> [WHAT THIS TASK INVOLVES] Report each line of the data that includes the word "React".

> [DATASET EXCERPT]
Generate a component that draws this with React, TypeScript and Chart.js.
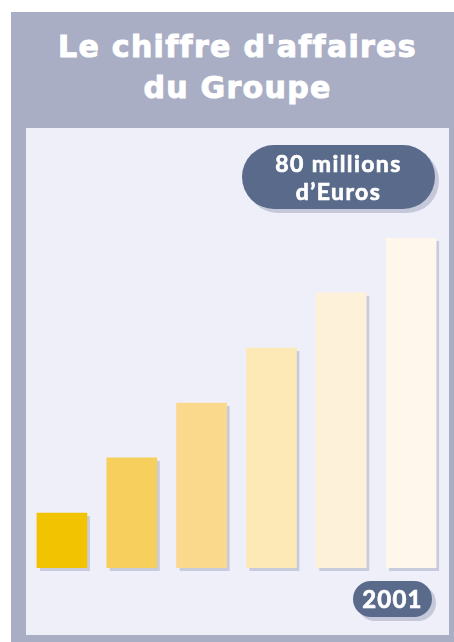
import React, { useEffect, useRef } from "react";
import { Chart, registerables } from "chart.js";

Chart.register(...registerables);

const years = ["1996", "1997", "1998", "1999", "2000", "2001"];
const revenue = [13.3, 26.7, 40, 53.3, 66.7, 80];
const barColors = ["#f2c300", "#f7cf5c", "#fad98d", "#fde9b6", "#fef1da", "#fff7ec"];
const titleLines = ["Le chiffre d'affaires", "du Groupe"];
const badgeLines = ["80 millions", "d\u2019Euros"];
const yearBadge = "2001";

const shadowPlugin = {
  id: "barShadow",
  beforeDatasetsDraw(chart: any) {
    const ctx = chart.ctx;
    const meta = chart.getDatasetMeta(0);
    ctx.save();
    ctx.fillStyle = "#c8cbdb";
    meta.data.forEach((el: any) => {
      const { x, y, base, width } = el.getProps(["x", "y", "base", "width"], true);
      ctx.fillRect(x - width / 2 + 3, y + 3, width, base - y);
    });
    ctx.restore();
  },
};

export default function App() {
  const ref = useRef<HTMLCanvasElement>(null);

  useEffect(() => {
    document.body.style.margin = "0";
    const chart = new Chart(ref.current!, {
      type: "bar",
      data: {
        labels: years,
        datasets: [
          {
            data: revenue,
            backgroundColor: barColors,
            borderWidth: 0,
            barThickness: 50,
          },
        ],
      },
      options: {
        responsive: false,
        animation: false,
        layout: { padding: { top: 110, bottom: 67, left: 1, right: 3 } },
        scales: {
          x: { display: false },
          y: { display: false, min: 0, max: 80 },
        },
        plugins: { legend: { display: false }, tooltip: { enabled: false } },
      },
      plugins: [shadowPlugin],
    });
    return () => chart.destroy();
  }, []);

  const pill: React.CSSProperties = {
    position: "absolute",
    background: "#5a6a8a",
    color: "#ffffff",
    fontFamily: "Lato, 'Open Sans', sans-serif",
    fontWeight: 700,
    WebkitTextStroke: "0.7px #ffffff",
    boxShadow: "4px 4px 0 #c5c8d9",
    display: "flex",
    flexDirection: "column",
    alignItems: "center",
    justifyContent: "center",
    textAlign: "center",
  };

  return (
    <div style={{ position: "relative", width: 454, height: 642, background: "#ffffff" }}>
      <div
        style={{
          position: "absolute",
          left: 11,
          top: 12,
          width: 443,
          height: 630,
          background: "#a9aec5",
        }}
      />
      <div
        style={{
          position: "absolute",
          left: 26,
          top: 26,
          width: 423,
          textAlign: "center",
          color: "#ffffff",
          fontFamily: "'DejaVu Sans', Verdana, sans-serif",
          fontWeight: 700,
          fontSize: 30,
          lineHeight: "41px",
          letterSpacing: "1.3px",
          WebkitTextStroke: "1px #ffffff",
        }}
      >
        {titleLines.map((l) => (
          <div key={l}>{l}</div>
        ))}
      </div>
      <div
        style={{
          position: "absolute",
          left: 26,
          top: 128,
          width: 423,
          height: 507,
          background: "#eeeff9",
        }}
      >
        <canvas ref={ref} width={423} height={507} style={{ display: "block" }} />
      </div>
      <div
        style={{
          ...pill,
          left: 242,
          top: 145,
          width: 193,
          height: 64,
          borderRadius: 32,
          fontSize: 23,
          lineHeight: "28px",
          letterSpacing: "1.4px",
        }}
      >
        {badgeLines.map((l) => (
          <div key={l}>{l}</div>
        ))}
      </div>
      <div
        style={{
          ...pill,
          left: 353,
          top: 581,
          width: 79,
          height: 36,
          borderRadius: 18,
          fontSize: 24,
          lineHeight: "36px",
          letterSpacing: "1.2px",
        }}
      >
        {yearBadge}
      </div>
    </div>
  );
}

> [EXERCISE SOLUTION]
Generate a component that draws this with React, TypeScript and Chart.js.
import React, { useEffect, useRef } from "react";
  const pill: React.CSSProperties = {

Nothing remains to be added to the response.